Rows from a dataset of charts and code

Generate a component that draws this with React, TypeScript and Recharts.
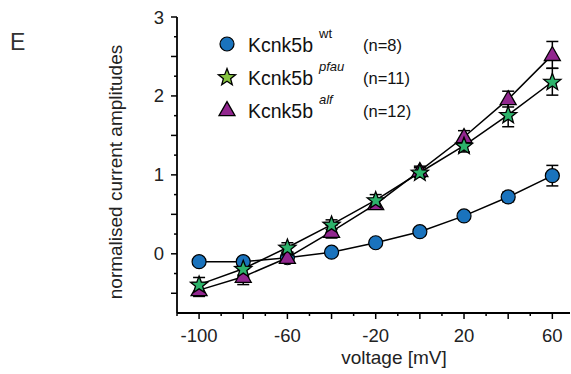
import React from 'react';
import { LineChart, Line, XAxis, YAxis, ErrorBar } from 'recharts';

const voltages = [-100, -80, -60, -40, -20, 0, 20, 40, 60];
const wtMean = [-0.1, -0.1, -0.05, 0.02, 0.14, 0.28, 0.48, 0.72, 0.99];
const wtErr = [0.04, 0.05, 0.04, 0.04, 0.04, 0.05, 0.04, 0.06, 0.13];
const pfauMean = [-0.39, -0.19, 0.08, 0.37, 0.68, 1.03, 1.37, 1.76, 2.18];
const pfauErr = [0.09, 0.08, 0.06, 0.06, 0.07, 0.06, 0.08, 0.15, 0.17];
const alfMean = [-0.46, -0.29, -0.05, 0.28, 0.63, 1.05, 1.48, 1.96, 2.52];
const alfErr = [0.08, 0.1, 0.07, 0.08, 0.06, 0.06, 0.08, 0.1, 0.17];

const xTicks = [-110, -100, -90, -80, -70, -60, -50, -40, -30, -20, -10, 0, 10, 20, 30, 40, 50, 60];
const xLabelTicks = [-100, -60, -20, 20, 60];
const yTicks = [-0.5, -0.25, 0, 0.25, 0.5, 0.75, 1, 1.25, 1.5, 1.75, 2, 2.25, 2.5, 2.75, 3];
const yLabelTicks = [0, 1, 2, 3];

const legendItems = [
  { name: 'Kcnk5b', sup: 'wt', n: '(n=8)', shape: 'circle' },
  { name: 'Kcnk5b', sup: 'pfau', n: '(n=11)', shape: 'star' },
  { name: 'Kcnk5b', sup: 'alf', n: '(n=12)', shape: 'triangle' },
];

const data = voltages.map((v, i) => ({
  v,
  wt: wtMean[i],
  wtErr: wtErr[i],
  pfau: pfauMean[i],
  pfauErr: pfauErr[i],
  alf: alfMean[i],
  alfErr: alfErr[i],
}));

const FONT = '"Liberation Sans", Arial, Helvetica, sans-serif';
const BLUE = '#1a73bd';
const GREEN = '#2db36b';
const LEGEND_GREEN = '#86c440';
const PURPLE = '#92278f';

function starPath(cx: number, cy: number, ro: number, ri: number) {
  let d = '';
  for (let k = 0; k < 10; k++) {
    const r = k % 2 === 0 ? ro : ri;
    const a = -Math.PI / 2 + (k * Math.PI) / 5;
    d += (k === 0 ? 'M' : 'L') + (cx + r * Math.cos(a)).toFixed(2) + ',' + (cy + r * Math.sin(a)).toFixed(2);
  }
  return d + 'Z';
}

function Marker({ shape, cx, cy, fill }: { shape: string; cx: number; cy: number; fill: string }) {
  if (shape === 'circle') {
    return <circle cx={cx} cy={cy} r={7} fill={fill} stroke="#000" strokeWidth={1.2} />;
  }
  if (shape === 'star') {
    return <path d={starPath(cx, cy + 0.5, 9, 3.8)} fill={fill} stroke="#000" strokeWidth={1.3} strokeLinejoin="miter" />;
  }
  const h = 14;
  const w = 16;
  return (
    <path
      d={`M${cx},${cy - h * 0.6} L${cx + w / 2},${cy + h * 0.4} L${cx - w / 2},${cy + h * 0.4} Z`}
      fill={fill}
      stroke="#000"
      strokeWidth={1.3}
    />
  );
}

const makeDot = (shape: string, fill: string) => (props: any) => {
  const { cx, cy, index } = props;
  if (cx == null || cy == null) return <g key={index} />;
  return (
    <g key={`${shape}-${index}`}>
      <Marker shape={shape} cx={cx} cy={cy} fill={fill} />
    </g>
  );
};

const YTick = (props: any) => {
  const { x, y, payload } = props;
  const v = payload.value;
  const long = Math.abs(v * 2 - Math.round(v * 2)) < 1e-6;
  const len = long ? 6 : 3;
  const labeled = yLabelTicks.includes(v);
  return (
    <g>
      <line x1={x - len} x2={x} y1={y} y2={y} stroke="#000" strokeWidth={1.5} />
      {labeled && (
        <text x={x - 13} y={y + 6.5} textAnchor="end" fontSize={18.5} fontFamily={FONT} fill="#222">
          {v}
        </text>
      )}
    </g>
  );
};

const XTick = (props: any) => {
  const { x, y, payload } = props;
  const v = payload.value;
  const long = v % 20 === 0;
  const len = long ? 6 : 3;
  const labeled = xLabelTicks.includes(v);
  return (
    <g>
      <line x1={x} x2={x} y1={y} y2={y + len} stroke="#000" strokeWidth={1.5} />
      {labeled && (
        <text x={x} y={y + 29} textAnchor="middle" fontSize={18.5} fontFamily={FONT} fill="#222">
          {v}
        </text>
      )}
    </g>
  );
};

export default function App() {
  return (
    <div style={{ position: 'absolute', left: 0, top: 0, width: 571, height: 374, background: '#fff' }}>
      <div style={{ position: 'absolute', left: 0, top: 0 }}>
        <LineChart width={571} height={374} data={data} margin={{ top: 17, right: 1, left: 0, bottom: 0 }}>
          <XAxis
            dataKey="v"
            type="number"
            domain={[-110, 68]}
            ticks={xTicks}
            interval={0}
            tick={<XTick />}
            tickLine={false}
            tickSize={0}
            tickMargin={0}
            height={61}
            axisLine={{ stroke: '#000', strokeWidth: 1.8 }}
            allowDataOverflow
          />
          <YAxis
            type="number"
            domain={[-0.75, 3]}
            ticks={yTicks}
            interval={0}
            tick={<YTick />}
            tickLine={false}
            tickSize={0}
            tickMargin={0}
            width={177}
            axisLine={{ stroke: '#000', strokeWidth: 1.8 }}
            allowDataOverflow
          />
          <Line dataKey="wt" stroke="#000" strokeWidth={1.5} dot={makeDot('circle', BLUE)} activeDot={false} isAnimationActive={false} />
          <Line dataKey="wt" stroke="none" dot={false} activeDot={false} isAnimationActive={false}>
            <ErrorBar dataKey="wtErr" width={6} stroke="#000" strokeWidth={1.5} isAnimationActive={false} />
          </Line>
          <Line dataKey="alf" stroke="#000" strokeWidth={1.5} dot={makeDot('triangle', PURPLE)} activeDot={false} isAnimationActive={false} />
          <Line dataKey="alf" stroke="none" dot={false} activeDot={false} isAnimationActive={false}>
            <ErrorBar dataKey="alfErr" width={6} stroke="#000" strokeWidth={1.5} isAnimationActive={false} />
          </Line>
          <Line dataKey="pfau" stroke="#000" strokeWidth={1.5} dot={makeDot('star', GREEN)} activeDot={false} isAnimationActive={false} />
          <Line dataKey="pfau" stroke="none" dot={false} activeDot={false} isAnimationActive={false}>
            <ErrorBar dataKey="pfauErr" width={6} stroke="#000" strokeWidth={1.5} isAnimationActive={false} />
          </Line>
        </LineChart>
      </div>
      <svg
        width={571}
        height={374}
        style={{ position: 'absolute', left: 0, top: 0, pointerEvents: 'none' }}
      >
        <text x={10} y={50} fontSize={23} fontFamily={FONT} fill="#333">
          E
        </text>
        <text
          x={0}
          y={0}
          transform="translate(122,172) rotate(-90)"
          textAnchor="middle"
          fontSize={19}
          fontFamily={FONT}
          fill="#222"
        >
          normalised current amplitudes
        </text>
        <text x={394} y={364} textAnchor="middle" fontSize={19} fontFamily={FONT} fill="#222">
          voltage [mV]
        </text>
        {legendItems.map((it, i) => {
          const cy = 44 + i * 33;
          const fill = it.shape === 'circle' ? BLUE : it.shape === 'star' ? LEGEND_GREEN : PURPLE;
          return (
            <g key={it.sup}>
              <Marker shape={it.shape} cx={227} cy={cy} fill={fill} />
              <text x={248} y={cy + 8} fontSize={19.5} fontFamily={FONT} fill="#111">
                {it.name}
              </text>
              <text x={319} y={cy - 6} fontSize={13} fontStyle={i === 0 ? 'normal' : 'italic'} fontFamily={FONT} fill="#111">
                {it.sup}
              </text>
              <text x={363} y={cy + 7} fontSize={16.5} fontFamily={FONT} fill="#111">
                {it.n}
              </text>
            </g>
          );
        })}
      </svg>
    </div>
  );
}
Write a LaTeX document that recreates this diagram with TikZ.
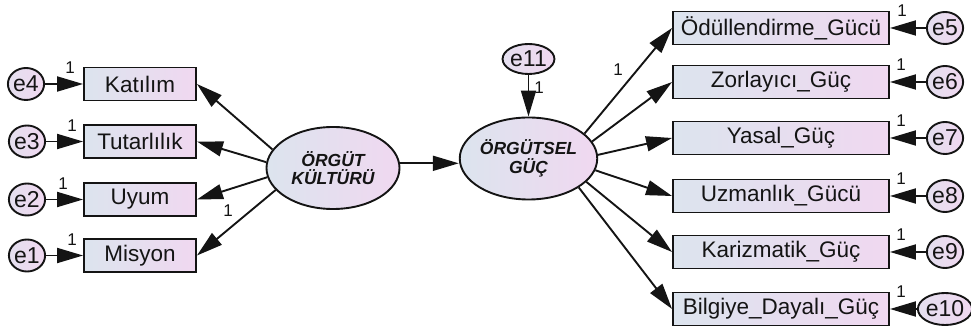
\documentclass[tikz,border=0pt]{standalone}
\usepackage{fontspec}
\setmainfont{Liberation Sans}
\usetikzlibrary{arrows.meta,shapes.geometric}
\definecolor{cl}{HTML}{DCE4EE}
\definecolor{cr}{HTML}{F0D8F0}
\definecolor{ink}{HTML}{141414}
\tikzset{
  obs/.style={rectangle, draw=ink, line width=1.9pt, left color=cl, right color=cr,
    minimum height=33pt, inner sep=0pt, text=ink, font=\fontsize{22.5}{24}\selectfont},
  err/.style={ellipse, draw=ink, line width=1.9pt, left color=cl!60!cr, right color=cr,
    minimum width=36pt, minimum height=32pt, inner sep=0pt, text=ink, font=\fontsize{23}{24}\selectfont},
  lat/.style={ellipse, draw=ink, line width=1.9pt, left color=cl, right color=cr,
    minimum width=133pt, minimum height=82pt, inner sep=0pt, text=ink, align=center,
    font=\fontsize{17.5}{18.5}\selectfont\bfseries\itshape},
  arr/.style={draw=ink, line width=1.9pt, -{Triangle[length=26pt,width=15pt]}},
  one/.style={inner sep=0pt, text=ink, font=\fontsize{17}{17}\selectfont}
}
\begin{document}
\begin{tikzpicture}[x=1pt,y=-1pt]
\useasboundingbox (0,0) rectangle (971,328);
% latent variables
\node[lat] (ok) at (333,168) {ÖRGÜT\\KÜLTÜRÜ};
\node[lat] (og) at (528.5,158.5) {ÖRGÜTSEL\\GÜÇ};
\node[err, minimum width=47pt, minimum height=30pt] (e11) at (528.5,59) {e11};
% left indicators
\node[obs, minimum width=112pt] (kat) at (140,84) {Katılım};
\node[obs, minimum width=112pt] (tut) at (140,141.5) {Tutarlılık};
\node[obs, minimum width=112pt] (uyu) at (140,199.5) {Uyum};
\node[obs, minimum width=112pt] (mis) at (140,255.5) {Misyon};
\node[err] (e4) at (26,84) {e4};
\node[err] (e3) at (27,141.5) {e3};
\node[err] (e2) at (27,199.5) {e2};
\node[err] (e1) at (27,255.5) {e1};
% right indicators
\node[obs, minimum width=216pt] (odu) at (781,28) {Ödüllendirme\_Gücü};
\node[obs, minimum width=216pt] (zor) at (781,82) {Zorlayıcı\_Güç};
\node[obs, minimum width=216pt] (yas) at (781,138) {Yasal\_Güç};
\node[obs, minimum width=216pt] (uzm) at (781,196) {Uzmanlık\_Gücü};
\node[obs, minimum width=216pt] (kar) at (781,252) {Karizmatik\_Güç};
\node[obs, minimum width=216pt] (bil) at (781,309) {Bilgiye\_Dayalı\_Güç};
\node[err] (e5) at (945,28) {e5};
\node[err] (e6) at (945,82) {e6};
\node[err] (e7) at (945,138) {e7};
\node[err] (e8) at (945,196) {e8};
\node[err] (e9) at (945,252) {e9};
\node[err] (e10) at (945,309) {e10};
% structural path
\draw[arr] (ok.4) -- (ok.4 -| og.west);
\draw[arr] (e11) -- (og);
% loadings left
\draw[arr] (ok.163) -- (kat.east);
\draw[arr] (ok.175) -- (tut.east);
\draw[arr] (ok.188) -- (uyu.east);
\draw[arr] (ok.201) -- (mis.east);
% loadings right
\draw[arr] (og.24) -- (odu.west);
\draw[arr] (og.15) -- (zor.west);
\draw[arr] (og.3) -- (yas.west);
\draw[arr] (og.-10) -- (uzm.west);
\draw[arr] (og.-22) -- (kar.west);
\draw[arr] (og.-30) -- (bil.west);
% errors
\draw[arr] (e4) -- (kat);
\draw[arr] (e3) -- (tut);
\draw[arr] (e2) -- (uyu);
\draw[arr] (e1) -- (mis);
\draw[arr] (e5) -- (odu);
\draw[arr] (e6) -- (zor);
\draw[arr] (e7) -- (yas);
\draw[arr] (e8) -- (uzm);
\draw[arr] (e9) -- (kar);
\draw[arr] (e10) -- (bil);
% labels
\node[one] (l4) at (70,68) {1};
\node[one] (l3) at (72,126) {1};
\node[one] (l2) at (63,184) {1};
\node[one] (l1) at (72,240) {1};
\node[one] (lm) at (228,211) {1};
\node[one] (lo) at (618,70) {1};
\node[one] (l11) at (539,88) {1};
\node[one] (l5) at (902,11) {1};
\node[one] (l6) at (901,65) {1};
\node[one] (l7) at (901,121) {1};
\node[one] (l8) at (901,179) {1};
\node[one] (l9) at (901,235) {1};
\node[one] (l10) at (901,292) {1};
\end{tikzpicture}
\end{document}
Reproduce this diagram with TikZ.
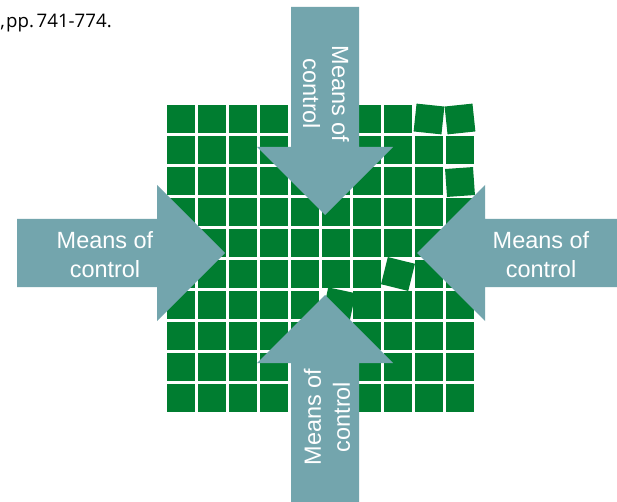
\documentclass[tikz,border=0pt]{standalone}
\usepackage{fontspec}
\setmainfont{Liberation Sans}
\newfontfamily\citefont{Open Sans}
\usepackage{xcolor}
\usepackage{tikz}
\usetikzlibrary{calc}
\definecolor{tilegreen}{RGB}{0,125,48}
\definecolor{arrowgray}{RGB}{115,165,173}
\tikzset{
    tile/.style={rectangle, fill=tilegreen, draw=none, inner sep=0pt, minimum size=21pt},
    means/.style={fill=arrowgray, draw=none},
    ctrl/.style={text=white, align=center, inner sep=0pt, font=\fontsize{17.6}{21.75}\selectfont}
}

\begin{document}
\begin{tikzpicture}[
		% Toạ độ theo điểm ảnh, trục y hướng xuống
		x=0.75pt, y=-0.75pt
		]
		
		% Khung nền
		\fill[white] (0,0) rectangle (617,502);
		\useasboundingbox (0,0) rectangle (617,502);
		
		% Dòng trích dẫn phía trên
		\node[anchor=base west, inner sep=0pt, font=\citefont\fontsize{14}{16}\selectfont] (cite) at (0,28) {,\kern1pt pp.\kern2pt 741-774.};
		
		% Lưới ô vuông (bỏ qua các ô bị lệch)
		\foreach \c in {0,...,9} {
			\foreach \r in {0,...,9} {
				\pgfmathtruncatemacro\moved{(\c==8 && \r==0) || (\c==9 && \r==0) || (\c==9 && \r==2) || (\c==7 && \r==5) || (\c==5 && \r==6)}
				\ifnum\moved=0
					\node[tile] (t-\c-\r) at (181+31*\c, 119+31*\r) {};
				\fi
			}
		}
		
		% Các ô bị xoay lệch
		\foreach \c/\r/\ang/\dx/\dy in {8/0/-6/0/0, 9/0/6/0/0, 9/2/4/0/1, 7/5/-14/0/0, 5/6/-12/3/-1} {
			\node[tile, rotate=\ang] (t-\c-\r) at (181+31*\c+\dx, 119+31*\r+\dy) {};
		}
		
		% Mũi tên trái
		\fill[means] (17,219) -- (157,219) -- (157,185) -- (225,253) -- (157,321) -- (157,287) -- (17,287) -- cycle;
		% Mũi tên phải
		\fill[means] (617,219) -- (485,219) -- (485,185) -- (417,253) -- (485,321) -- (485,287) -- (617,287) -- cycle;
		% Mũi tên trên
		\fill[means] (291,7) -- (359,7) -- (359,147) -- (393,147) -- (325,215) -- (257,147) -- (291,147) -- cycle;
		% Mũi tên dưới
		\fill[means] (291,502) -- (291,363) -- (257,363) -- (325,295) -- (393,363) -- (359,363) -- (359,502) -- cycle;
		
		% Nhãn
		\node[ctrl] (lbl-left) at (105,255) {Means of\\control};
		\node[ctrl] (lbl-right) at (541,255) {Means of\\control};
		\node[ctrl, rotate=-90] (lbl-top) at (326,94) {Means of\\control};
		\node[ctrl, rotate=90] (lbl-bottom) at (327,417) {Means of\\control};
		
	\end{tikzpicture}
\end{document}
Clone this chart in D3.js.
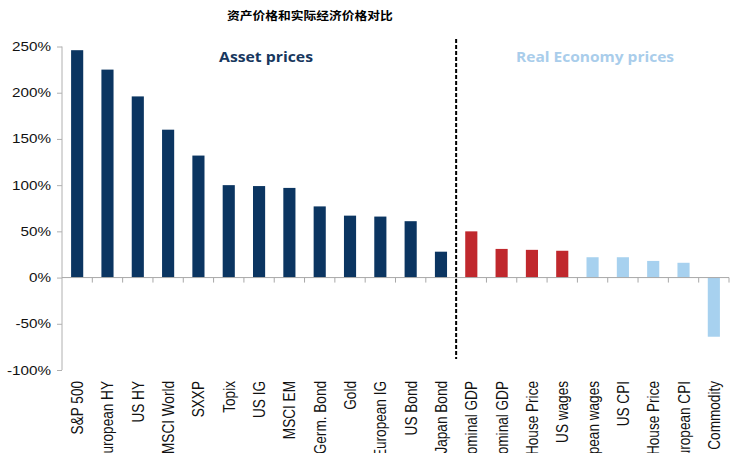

▸ **Instructions for the task**: Please quote exactly the run of lines that starts the entries and ends at the line containing "XAxis, YAxis, ErrorBar", leaving out every picture.

▸ **Answer to this task**:
Generate a component that draws this with React, TypeScript and Recharts.
import React from 'react';
import { LineChart, Line, XAxis, YAxis, ErrorBar } from 'recharts';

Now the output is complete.